[DO THIS]
Transcribe all of the material exactly. Any picture in it should be left out.

[DATA SHOWN]
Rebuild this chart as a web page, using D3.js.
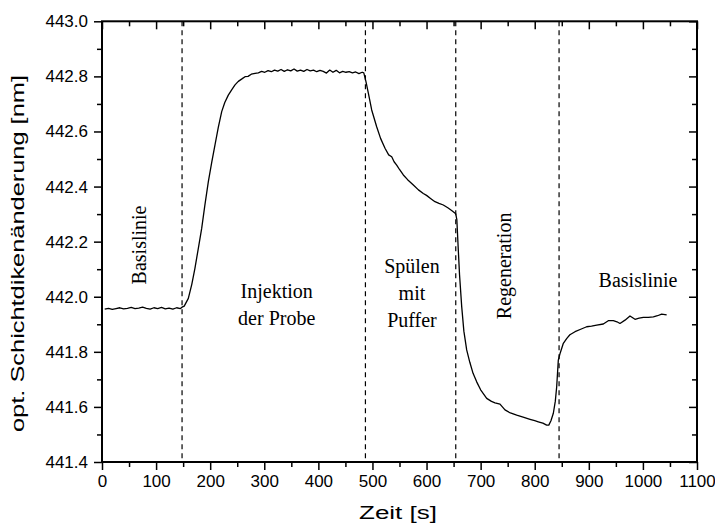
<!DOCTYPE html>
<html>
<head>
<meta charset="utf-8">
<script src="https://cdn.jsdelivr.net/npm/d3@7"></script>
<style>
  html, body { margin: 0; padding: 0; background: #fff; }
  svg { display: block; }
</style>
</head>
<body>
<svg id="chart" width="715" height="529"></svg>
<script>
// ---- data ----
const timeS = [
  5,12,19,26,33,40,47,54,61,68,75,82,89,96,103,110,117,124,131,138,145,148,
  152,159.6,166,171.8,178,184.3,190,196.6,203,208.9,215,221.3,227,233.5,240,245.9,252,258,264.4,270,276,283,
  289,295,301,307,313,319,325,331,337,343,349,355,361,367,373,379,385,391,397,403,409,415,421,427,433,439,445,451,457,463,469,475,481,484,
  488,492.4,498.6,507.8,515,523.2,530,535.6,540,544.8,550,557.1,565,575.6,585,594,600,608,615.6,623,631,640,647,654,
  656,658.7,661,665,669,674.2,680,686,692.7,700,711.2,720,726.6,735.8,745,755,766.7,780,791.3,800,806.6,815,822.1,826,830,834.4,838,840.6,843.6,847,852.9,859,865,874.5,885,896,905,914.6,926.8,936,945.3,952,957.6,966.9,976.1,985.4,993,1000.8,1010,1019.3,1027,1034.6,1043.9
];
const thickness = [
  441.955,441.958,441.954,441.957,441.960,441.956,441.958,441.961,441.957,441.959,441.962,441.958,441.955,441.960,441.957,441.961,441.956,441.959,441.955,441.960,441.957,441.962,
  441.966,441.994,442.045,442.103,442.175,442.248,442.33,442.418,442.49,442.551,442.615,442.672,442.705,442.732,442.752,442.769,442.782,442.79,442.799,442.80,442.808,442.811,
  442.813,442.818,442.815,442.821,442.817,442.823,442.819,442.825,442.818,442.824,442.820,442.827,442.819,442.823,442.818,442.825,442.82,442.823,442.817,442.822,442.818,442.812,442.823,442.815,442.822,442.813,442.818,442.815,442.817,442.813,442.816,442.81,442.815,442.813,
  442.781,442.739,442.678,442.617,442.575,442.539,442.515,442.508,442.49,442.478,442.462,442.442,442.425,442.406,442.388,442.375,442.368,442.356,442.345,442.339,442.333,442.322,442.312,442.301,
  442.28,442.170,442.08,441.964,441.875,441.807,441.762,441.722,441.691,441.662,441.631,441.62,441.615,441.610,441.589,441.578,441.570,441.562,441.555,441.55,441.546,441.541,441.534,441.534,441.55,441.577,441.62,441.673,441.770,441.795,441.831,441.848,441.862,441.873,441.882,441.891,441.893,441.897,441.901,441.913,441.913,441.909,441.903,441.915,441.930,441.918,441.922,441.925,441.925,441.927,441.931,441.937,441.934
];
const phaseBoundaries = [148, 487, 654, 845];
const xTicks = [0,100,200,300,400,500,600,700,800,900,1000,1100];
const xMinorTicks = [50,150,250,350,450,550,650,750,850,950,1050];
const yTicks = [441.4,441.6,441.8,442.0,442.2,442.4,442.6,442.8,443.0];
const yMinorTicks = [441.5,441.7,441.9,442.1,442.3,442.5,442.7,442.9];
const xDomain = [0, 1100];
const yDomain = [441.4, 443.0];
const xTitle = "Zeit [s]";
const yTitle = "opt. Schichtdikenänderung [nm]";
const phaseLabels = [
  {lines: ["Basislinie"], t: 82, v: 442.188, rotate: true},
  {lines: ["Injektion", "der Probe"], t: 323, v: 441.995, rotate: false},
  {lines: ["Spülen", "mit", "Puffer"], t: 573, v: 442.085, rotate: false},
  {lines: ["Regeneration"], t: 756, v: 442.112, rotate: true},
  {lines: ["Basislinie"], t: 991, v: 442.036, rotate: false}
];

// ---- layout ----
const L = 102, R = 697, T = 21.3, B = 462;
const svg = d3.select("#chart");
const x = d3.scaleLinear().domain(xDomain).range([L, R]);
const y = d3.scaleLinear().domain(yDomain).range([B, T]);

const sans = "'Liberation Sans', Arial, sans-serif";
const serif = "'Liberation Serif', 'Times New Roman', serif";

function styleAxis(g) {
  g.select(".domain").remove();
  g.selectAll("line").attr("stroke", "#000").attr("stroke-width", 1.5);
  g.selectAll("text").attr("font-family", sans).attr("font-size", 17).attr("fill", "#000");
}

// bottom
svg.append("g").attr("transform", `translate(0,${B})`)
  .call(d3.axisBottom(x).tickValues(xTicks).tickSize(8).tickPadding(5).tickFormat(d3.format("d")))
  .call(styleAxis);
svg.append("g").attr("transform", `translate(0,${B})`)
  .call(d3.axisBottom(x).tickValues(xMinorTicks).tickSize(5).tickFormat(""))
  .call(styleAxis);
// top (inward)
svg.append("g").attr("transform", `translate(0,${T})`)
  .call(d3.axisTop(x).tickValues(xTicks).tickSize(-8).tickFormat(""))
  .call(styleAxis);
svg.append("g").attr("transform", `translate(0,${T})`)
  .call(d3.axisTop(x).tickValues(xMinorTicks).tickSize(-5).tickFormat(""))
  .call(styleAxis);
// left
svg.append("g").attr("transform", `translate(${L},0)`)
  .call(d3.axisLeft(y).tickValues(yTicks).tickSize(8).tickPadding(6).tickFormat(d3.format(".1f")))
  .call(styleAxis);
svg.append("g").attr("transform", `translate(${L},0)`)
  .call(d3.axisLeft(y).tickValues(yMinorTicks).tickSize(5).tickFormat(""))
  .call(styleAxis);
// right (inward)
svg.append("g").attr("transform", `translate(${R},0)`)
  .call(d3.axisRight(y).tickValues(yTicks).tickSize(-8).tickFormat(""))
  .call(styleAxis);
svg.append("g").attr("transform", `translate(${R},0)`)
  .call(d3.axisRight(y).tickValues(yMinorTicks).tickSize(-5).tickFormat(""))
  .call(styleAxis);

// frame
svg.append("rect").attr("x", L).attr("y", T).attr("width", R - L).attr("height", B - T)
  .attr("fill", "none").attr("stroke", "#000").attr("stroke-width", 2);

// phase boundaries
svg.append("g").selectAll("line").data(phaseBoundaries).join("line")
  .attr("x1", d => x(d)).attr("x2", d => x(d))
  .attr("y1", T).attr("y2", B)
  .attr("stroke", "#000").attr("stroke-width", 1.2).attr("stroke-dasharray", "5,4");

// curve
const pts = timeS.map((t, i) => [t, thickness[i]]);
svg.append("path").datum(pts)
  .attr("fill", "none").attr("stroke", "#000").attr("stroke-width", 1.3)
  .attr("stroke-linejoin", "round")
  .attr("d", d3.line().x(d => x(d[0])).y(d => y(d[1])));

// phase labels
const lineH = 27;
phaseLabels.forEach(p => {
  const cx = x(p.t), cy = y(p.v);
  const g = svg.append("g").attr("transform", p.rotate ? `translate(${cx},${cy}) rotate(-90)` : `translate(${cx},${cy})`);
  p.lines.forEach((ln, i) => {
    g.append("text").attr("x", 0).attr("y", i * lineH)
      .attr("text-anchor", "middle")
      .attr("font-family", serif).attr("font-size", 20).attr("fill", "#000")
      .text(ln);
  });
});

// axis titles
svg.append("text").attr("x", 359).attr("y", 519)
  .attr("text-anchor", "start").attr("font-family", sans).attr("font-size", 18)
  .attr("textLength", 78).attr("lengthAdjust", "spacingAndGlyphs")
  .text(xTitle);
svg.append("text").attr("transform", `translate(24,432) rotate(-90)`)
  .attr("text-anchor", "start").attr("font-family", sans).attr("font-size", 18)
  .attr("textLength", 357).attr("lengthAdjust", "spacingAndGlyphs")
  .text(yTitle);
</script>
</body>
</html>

[REPLY]
Rebuild this chart as a web page, using D3.js.
<!DOCTYPE html>
<html>
<head>
<meta charset="utf-8">
<script src="https://cdn.jsdelivr.net/npm/d3@7"></script>
<style>
  html, body { margin: 0; padding: 0; background: #fff; }
  svg { display: block; }
</style>
</head>
<body>
<svg id="chart" width="715" height="529"></svg>
<script>
// ---- data ----
const timeS = [
  5,12,19,26,33,40,47,54,61,68,75,82,89,96,103,110,117,124,131,138,145,148,
  152,159.6,166,171.8,178,184.3,190,196.6,203,208.9,215,221.3,227,233.5,240,245.9,252,258,264.4,270,276,283,
  289,295,301,307,313,319,325,331,337,343,349,355,361,367,373,379,385,391,397,403,409,415,421,427,433,439,445,451,457,463,469,475,481,484,
  488,492.4,498.6,507.8,515,523.2,530,535.6,540,544.8,550,557.1,565,575.6,585,594,600,608,615.6,623,631,640,647,654,
  656,658.7,661,665,669,674.2,680,686,692.7,700,711.2,720,726.6,735.8,745,755,766.7,780,791.3,800,806.6,815,822.1,826,830,834.4,838,840.6,843.6,847,852.9,859,865,874.5,885,896,905,914.6,926.8,936,945.3,952,957.6,966.9,976.1,985.4,993,1000.8,1010,1019.3,1027,1034.6,1043.9
];
const thickness = [
  441.955,441.958,441.954,441.957,441.960,441.956,441.958,441.961,441.957,441.959,441.962,441.958,441.955,441.960,441.957,441.961,441.956,441.959,441.955,441.960,441.957,441.962,
  441.966,441.994,442.045,442.103,442.175,442.248,442.33,442.418,442.49,442.551,442.615,442.672,442.705,442.732,442.752,442.769,442.782,442.79,442.799,442.80,442.808,442.811,
  442.813,442.818,442.815,442.821,442.817,442.823,442.819,442.825,442.818,442.824,442.820,442.827,442.819,442.823,442.818,442.825,442.82,442.823,442.817,442.822,442.818,442.812,442.823,442.815,442.822,442.813,442.818,442.815,442.817,442.813,442.816,442.81,442.815,442.813,
  442.781,442.739,442.678,442.617,442.575,442.539,442.515,442.508,442.49,442.478,442.462,442.442,442.425,442.406,442.388,442.375,442.368,442.356,442.345,442.339,442.333,442.322,442.312,442.301,
  442.28,442.170,442.08,441.964,441.875,441.807,441.762,441.722,441.691,441.662,441.631,441.62,441.615,441.610,441.589,441.578,441.570,441.562,441.555,441.55,441.546,441.541,441.534,441.534,441.55,441.577,441.62,441.673,441.770,441.795,441.831,441.848,441.862,441.873,441.882,441.891,441.893,441.897,441.901,441.913,441.913,441.909,441.903,441.915,441.930,441.918,441.922,441.925,441.925,441.927,441.931,441.937,441.934
];
const phaseBoundaries = [148, 487, 654, 845];
const xTicks = [0,100,200,300,400,500,600,700,800,900,1000,1100];
const xMinorTicks = [50,150,250,350,450,550,650,750,850,950,1050];
const yTicks = [441.4,441.6,441.8,442.0,442.2,442.4,442.6,442.8,443.0];
const yMinorTicks = [441.5,441.7,441.9,442.1,442.3,442.5,442.7,442.9];
const xDomain = [0, 1100];
const yDomain = [441.4, 443.0];
const xTitle = "Zeit [s]";
const yTitle = "opt. Schichtdikenänderung [nm]";
const phaseLabels = [
  {lines: ["Basislinie"], t: 82, v: 442.188, rotate: true},
  {lines: ["Injektion", "der Probe"], t: 323, v: 441.995, rotate: false},
  {lines: ["Spülen", "mit", "Puffer"], t: 573, v: 442.085, rotate: false},
  {lines: ["Regeneration"], t: 756, v: 442.112, rotate: true},
  {lines: ["Basislinie"], t: 991, v: 442.036, rotate: false}
];

// ---- layout ----
const L = 102, R = 697, T = 21.3, B = 462;
const svg = d3.select("#chart");
const x = d3.scaleLinear().domain(xDomain).range([L, R]);
const y = d3.scaleLinear().domain(yDomain).range([B, T]);

const sans = "'Liberation Sans', Arial, sans-serif";
const serif = "'Liberation Serif', 'Times New Roman', serif";

function styleAxis(g) {
  g.select(".domain").remove();
  g.selectAll("line").attr("stroke", "#000").attr("stroke-width", 1.5);
  g.selectAll("text").attr("font-family", sans).attr("font-size", 17).attr("fill", "#000");
}

// bottom
svg.append("g").attr("transform", `translate(0,${B})`)
  .call(d3.axisBottom(x).tickValues(xTicks).tickSize(8).tickPadding(5).tickFormat(d3.format("d")))
  .call(styleAxis);
svg.append("g").attr("transform", `translate(0,${B})`)
  .call(d3.axisBottom(x).tickValues(xMinorTicks).tickSize(5).tickFormat(""))
  .call(styleAxis);
// top (inward)
svg.append("g").attr("transform", `translate(0,${T})`)
  .call(d3.axisTop(x).tickValues(xTicks).tickSize(-8).tickFormat(""))
  .call(styleAxis);
svg.append("g").attr("transform", `translate(0,${T})`)
  .call(d3.axisTop(x).tickValues(xMinorTicks).tickSize(-5).tickFormat(""))
  .call(styleAxis);
// left
svg.append("g").attr("transform", `translate(${L},0)`)
  .call(d3.axisLeft(y).tickValues(yTicks).tickSize(8).tickPadding(6).tickFormat(d3.format(".1f")))
  .call(styleAxis);
svg.append("g").attr("transform", `translate(${L},0)`)
  .call(d3.axisLeft(y).tickValues(yMinorTicks).tickSize(5).tickFormat(""))
  .call(styleAxis);
// right (inward)
svg.append("g").attr("transform", `translate(${R},0)`)
  .call(d3.axisRight(y).tickValues(yTicks).tickSize(-8).tickFormat(""))
  .call(styleAxis);
svg.append("g").attr("transform", `translate(${R},0)`)
  .call(d3.axisRight(y).tickValues(yMinorTicks).tickSize(-5).tickFormat(""))
  .call(styleAxis);

// frame
svg.append("rect").attr("x", L).attr("y", T).attr("width", R - L).attr("height", B - T)
  .attr("fill", "none").attr("stroke", "#000").attr("stroke-width", 2);

// phase boundaries
svg.append("g").selectAll("line").data(phaseBoundaries).join("line")
  .attr("x1", d => x(d)).attr("x2", d => x(d))
  .attr("y1", T).attr("y2", B)
  .attr("stroke", "#000").attr("stroke-width", 1.2).attr("stroke-dasharray", "5,4");

// curve
const pts = timeS.map((t, i) => [t, thickness[i]]);
svg.append("path").datum(pts)
  .attr("fill", "none").attr("stroke", "#000").attr("stroke-width", 1.3)
  .attr("stroke-linejoin", "round")
  .attr("d", d3.line().x(d => x(d[0])).y(d => y(d[1])));

// phase labels
const lineH = 27;
phaseLabels.forEach(p => {
  const cx = x(p.t), cy = y(p.v);
  const g = svg.append("g").attr("transform", p.rotate ? `translate(${cx},${cy}) rotate(-90)` : `translate(${cx},${cy})`);
  p.lines.forEach((ln, i) => {
    g.append("text").attr("x", 0).attr("y", i * lineH)
      .attr("text-anchor", "middle")
      .attr("font-family", serif).attr("font-size", 20).attr("fill", "#000")
      .text(ln);
  });
});

// axis titles
svg.append("text").attr("x", 359).attr("y", 519)
  .attr("text-anchor", "start").attr("font-family", sans).attr("font-size", 18)
  .attr("textLength", 78).attr("lengthAdjust", "spacingAndGlyphs")
  .text(xTitle);
svg.append("text").attr("transform", `translate(24,432) rotate(-90)`)
  .attr("text-anchor", "start").attr("font-family", sans).attr("font-size", 18)
  .attr("textLength", 357).attr("lengthAdjust", "spacingAndGlyphs")
  .text(yTitle);
</script>
</body>
</html>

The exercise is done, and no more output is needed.